Ever wonder what happens to those final girls? After all their plans go belly up and all their weapons fail? After their defenses crumble and they’ve been shot inthe head? After they’ve trusted the wrong people, made the wrong choices, and opened themselves up at the worst possible moments? After their lives are ruined and they’re left at thirty-eight years old with nothing in the bank, no kids, no lover, and nothing to their name but a couple of ghosts and a handful of broken down friends?I know what happens to those girls. 

They turn into women.And they live. 
I’m not going to argue that horror fiction should become anyone’s new self care ritual. But I do think it’s intriguing to find female friendship so central to Hendrix’s work. It’s a neglected topic in adult literature. (Louisa May Alcott began a strong trend for serious attention to female friendship in children’s literature.) And there’s not a lot about female friendship on the OLL. Shakespeare gives us some pictures of female friendship--Celia and Rosalind in As You Like It, and Beatrice and Hero in Much Ado About Nothing have some of the bravery and ferocity of Hendrix’s fictional friendships.
But even Mary Wollstonecraft, who one would expect to have a lot to say about female friendships, is somewhat dismissive of it.
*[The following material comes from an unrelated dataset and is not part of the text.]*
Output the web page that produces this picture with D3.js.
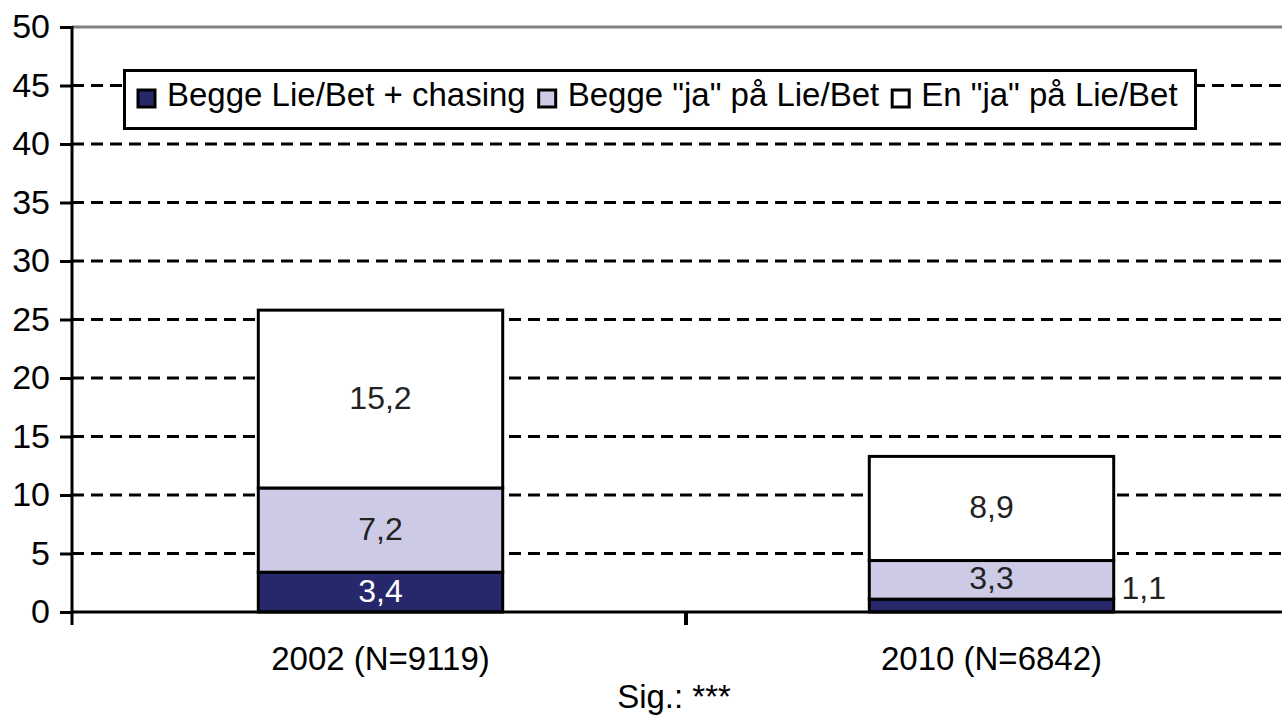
<!DOCTYPE html>
<html>
<head>
<meta charset="utf-8">
<script src="https://cdn.jsdelivr.net/npm/d3@7"></script>
<style>
  html, body { margin: 0; padding: 0; background: #fff; }
  svg { display: block; font-family: "Liberation Sans", Arial, sans-serif; }
</style>
</head>
<body>
<div id="chart"></div>
<script>
// Data
const categories = ["2002 (N=9119)", "2010 (N=6842)"];
const seriesNames = ["Begge Lie/Bet + chasing", "Begge \"ja\" på Lie/Bet", "En \"ja\" på Lie/Bet"];
const chasing = [3.4, 1.1];
const beggeJa = [7.2, 3.3];
const enJa = [15.2, 8.9];
const yTicks = [0, 5, 10, 15, 20, 25, 30, 35, 40, 45, 50];
const footnote = "Sig.: ***";

const width = 1282, height = 715;
const colors = ["#27276b", "#cccae5", "#ffffff"];

const svg = d3.select("#chart").append("svg")
    .attr("width", width)
    .attr("height", height);

const x = d3.scaleBand()
    .domain(categories)
    .range([75, 1297])
    .paddingInner(0.6)
    .paddingOuter(0.3);

const y = d3.scaleLinear()
    .domain([0, 50])
    .range([612, 27]);

// Stack the series
const keys = ["s0", "s1", "s2"];
const rows = categories.map((c, i) => ({ cat: c, s0: chasing[i], s1: beggeJa[i], s2: enJa[i] }));
const stacked = d3.stack().keys(keys)(rows);

// Gridlines
svg.append("g")
    .selectAll("line")
    .data(yTicks.filter(t => t > 0))
    .join("line")
    .attr("x1", 72)
    .attr("x2", width)
    .attr("y1", d => y(d))
    .attr("y2", d => y(d))
    .attr("stroke", d => d === 50 ? "#808080" : "#000")
    .attr("stroke-width", 3)
    .attr("stroke-dasharray", d => d === 50 ? null : "12,7");

// Y axis
const yAxis = svg.append("g")
    .attr("transform", "translate(72,0)")
    .call(d3.axisLeft(y).tickValues(yTicks).tickSize(12).tickPadding(10));
yAxis.select(".domain").remove();
yAxis.selectAll(".tick line").attr("stroke", "#000").attr("stroke-width", 3);
yAxis.selectAll(".tick text")
    .attr("fill", "#000")
    .style("font-size", "34px")
    .style("font-family", "'Liberation Sans', Arial, sans-serif");
svg.append("line")
    .attr("x1", 72).attr("x2", 72)
    .attr("y1", y(50) - 1).attr("y2", y(0) + 13)
    .attr("stroke", "#000").attr("stroke-width", 3);

// Bars
const layer = svg.append("g")
    .selectAll("g")
    .data(stacked)
    .join("g")
    .attr("fill", (d, i) => colors[i]);

layer.selectAll("rect")
    .data(d => d)
    .join("rect")
    .attr("x", d => x(d.data.cat))
    .attr("width", x.bandwidth())
    .attr("y", d => y(d[1]))
    .attr("height", d => y(d[0]) - y(d[1]))
    .attr("stroke", "#000")
    .attr("stroke-width", 3);

// X axis
svg.append("line")
    .attr("x1", 72).attr("x2", width)
    .attr("y1", y(0)).attr("y2", y(0))
    .attr("stroke", "#000").attr("stroke-width", 3);
svg.append("line")
    .attr("x1", x.range()[0] + x.step()).attr("x2", x.range()[0] + x.step())
    .attr("y1", y(0)).attr("y2", y(0) + 13)
    .attr("stroke", "#000").attr("stroke-width", 4);

svg.append("g")
    .selectAll("text")
    .data(categories)
    .join("text")
    .attr("x", d => x(d) + x.bandwidth() / 2)
    .attr("y", 670)
    .attr("text-anchor", "middle")
    .style("font-size", "33px")
    .attr("fill", "#000")
    .text(d => d);

svg.append("text")
    .attr("x", (x.range()[0] + x.range()[1]) / 2 - 12)
    .attr("y", 708)
    .attr("text-anchor", "middle")
    .style("font-size", "33px")
    .attr("fill", "#000")
    .text(footnote);

// Value labels
const fmt = v => v.toFixed(1).replace(".", ",");
stacked.forEach((series, si) => {
    series.forEach(d => {
        const v = d.data[keys[si]];
        const outside = v < 2;
        const cx = outside ? x(d.data.cat) + x.bandwidth() + 30 : x(d.data.cat) + x.bandwidth() / 2;
        const cy = outside ? y(d[1]) - 12 : (y(d[0]) + y(d[1])) / 2 - 2;
        svg.append("text")
            .attr("x", cx)
            .attr("y", cy)
            .attr("dy", "0.36em")
            .attr("text-anchor", "middle")
            .style("font-size", "32px")
            .attr("fill", si === 0 && !outside ? "#fff" : "#222")
            .text(fmt(v));
    });
});

// Legend
const legend = svg.append("g");
legend.append("rect")
    .attr("x", 124.5).attr("y", 70.5)
    .attr("width", 1071).attr("height", 58)
    .attr("fill", "#fff")
    .attr("stroke", "#000").attr("stroke-width", 3);

let lx = 138;
seriesNames.forEach((name, i) => {
    legend.append("rect")
        .attr("x", lx).attr("y", 90)
        .attr("width", 17).attr("height", 17)
        .attr("fill", colors[i])
        .attr("stroke", "#000").attr("stroke-width", 3);
    const t = legend.append("text")
        .attr("x", lx + 29)
        .attr("y", 106)
        .style("font-size", "33px")
        .attr("fill", "#000")
        .text(name);
    lx += 29 + t.node().getComputedTextLength() + 13;
});
</script>
</body>
</html>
She writes in A Vindication of the Rights of Women that  “reason must cement friendship; consequently I allow, that more friendship is to be found in the male than the female world.” For Wollstonecraft, the rareness of female friendship is the result of poor education for women, and its existence can only be hoped for when women are treated as, and educated to be, rational beings.
In Hendrix’s books, however, female friendship is the whole point of everything. It’s the thing that allows, quite literally, women to survive. It’s the thing that enables them to, quite literally, banish the horrors of the world. And if you have to face down a few scenes where people get their faces eaten off by rats in order to get to that message, well, try reading them with a friend.